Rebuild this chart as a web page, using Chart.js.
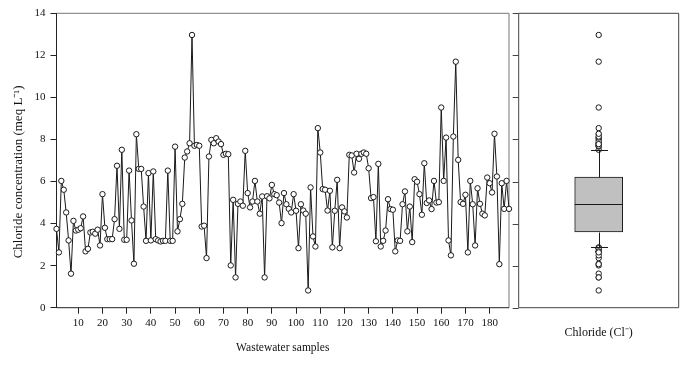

--

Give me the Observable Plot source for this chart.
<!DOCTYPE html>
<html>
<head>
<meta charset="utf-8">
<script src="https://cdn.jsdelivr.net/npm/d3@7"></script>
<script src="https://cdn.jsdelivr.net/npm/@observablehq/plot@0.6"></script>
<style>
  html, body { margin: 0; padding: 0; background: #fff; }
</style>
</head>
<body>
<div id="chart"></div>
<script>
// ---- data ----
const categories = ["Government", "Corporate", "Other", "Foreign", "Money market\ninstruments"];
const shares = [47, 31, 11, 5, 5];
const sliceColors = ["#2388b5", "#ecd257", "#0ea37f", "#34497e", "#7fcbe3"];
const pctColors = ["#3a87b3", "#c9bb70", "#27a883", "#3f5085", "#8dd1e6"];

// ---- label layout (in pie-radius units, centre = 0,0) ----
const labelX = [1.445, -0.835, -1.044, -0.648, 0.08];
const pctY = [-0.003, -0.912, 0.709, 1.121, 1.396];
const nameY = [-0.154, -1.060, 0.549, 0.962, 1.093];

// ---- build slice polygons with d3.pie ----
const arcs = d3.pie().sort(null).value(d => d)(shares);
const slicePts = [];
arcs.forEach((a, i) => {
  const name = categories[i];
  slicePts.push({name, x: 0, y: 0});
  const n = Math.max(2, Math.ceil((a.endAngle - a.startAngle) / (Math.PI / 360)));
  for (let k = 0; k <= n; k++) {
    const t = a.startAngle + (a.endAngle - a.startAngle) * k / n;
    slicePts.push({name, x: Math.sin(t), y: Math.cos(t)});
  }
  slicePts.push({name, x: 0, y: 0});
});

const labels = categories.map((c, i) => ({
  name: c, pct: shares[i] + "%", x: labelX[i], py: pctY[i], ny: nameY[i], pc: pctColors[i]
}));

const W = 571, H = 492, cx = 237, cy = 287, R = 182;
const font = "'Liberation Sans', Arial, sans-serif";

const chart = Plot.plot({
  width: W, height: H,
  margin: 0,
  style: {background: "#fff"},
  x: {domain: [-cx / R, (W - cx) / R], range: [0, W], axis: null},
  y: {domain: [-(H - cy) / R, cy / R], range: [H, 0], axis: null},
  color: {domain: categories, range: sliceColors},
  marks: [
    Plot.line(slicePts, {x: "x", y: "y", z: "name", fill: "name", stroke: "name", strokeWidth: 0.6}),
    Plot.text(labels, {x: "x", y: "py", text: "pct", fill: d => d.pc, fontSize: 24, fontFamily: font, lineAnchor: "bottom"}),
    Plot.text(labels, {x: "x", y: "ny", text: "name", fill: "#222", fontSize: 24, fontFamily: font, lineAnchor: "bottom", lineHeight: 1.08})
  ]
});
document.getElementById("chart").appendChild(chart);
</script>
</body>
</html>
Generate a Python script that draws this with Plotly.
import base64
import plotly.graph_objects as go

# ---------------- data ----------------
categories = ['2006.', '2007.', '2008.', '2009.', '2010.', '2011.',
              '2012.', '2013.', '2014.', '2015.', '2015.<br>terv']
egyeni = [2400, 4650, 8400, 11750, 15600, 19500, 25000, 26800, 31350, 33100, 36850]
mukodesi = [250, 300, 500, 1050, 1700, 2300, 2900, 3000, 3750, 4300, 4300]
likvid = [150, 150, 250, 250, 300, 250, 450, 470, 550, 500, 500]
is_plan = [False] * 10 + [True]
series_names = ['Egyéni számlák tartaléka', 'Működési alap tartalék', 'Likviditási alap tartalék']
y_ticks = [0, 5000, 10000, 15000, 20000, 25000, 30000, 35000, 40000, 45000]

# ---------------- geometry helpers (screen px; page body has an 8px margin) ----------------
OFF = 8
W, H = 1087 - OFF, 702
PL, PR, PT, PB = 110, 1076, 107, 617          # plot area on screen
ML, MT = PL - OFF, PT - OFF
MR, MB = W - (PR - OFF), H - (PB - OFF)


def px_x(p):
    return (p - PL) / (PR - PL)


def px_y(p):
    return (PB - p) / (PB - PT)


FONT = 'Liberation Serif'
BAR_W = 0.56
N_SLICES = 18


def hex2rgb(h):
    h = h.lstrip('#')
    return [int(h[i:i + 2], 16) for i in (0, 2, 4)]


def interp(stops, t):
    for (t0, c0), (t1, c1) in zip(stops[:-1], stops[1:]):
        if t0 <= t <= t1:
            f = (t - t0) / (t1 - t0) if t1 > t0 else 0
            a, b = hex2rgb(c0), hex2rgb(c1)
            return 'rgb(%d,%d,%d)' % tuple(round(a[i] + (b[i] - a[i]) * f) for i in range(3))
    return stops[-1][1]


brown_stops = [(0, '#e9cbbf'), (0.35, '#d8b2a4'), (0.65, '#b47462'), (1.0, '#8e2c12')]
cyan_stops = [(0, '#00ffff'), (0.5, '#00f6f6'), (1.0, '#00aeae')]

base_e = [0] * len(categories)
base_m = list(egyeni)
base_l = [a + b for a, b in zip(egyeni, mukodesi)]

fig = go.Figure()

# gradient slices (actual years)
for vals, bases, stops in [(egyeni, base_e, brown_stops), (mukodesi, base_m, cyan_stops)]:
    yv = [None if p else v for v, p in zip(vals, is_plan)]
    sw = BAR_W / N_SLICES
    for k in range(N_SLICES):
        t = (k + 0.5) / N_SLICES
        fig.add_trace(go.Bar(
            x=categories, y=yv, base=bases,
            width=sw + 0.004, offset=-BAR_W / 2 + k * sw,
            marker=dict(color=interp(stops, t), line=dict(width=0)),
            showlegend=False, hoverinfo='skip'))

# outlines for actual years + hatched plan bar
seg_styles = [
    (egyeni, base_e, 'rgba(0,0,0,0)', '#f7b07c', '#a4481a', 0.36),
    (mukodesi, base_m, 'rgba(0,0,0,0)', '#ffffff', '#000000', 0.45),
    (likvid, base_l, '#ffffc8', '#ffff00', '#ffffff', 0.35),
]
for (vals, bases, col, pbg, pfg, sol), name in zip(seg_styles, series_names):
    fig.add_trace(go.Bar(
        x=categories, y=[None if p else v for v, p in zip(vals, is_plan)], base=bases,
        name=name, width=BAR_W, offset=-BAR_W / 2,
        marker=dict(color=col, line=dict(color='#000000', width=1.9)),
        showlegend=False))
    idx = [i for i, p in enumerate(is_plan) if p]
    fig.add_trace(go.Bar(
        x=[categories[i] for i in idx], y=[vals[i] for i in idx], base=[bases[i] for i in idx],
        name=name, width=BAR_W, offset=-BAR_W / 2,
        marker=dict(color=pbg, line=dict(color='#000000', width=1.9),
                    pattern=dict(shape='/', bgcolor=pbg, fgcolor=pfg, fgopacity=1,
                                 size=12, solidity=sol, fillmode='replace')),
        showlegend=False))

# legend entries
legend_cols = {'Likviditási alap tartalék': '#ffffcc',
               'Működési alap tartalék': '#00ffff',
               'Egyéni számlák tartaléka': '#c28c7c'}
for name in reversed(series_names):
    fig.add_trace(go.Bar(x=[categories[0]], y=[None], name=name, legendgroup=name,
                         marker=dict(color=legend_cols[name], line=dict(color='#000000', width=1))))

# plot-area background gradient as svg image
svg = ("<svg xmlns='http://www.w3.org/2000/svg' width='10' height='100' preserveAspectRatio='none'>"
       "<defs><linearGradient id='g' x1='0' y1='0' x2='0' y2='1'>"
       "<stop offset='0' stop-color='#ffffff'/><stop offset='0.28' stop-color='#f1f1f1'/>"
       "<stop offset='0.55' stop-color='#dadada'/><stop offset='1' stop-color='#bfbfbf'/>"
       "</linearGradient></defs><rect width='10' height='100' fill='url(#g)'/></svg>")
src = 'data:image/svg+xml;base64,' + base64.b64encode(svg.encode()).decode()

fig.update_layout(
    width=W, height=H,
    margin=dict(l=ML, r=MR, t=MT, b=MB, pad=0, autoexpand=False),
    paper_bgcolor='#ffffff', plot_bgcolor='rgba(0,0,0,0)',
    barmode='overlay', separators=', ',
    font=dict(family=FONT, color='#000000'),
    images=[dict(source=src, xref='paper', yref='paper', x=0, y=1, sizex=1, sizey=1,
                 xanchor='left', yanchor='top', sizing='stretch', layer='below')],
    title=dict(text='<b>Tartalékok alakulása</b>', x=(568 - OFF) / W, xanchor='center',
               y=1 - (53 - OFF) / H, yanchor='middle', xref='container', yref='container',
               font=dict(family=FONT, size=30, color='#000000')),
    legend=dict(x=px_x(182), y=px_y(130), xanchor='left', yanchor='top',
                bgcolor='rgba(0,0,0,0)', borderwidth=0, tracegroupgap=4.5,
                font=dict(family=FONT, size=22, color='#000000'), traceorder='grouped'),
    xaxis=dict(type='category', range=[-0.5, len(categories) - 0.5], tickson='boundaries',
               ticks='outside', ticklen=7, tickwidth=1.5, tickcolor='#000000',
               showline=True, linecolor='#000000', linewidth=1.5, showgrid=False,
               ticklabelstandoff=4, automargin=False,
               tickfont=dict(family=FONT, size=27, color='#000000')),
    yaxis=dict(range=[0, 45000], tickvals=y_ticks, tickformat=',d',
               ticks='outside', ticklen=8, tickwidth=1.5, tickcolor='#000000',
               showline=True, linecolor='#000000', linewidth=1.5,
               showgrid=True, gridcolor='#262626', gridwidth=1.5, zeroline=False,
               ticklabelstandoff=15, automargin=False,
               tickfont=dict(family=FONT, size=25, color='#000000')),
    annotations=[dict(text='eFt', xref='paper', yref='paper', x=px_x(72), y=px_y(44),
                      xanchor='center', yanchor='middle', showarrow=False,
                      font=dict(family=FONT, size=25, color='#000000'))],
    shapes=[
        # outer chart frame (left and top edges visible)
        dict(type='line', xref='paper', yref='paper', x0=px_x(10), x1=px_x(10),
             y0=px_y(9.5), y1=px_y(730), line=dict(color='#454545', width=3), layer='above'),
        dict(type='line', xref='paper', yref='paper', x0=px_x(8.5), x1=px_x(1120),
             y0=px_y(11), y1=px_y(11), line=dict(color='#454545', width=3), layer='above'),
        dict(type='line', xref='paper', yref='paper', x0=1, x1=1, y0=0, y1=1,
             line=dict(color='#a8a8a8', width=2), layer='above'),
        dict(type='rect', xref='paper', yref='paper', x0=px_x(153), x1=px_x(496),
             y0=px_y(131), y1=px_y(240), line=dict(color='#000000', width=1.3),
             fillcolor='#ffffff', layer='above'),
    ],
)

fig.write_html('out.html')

--

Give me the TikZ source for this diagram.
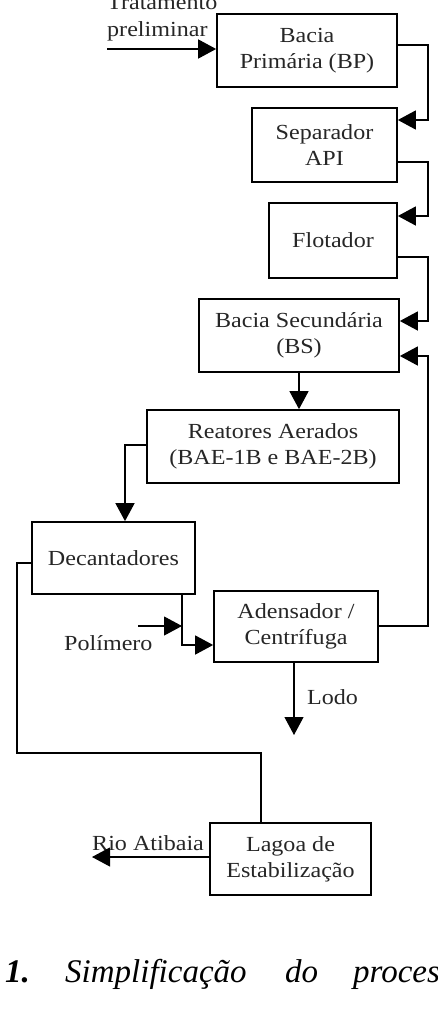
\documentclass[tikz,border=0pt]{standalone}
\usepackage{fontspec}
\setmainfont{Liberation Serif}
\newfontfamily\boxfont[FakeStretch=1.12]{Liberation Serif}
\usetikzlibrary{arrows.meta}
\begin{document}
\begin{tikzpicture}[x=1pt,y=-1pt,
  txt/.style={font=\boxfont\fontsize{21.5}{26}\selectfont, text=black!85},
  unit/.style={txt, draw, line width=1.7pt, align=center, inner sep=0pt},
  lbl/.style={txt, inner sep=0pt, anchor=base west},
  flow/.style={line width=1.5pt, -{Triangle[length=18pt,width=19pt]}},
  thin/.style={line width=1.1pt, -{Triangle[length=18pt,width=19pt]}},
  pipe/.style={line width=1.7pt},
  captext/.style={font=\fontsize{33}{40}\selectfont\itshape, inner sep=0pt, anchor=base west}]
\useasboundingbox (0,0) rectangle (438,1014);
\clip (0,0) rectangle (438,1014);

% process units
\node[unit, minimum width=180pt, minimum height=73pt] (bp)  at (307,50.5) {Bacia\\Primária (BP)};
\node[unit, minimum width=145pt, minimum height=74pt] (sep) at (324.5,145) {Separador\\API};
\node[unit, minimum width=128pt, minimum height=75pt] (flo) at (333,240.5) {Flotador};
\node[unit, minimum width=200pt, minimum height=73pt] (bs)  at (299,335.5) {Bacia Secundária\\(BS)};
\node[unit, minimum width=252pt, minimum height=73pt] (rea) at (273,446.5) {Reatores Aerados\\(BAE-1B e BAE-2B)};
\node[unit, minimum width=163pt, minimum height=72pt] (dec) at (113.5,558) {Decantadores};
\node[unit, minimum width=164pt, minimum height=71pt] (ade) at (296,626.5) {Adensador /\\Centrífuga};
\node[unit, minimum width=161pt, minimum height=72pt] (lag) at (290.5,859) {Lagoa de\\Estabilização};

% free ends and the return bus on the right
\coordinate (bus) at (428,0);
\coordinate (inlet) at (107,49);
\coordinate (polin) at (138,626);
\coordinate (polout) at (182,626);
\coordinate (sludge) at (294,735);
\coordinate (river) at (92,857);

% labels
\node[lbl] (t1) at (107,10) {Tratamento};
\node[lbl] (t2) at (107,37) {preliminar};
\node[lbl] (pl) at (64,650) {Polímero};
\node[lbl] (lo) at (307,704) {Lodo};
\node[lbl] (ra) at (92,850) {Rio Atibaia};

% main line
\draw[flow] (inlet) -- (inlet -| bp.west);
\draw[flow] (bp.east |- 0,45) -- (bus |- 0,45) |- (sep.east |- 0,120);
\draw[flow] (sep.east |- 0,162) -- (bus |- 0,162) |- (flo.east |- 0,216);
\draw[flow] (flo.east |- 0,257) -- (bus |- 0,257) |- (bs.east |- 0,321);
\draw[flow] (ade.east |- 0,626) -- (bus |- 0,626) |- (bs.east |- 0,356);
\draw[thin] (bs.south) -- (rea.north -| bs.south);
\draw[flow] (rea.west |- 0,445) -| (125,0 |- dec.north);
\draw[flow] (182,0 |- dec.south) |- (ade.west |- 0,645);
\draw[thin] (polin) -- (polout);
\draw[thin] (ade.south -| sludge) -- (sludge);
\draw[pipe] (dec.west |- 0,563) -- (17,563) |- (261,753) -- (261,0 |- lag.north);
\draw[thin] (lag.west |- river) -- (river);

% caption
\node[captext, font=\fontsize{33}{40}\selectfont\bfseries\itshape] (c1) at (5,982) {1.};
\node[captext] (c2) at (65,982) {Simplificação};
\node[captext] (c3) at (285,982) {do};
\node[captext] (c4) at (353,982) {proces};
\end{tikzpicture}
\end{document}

--

> Short task:
Using the listing above, locate the lines that hold "chart" and copy each one.

> Written answer:
Rebuild this chart as a web page, using Chart.js.
Give me the Observable Plot source for this chart.
<div id="chart"></div>
const chart = Plot.plot({
document.getElementById("chart").appendChild(chart);
        # outer chart frame (left and top edges visible)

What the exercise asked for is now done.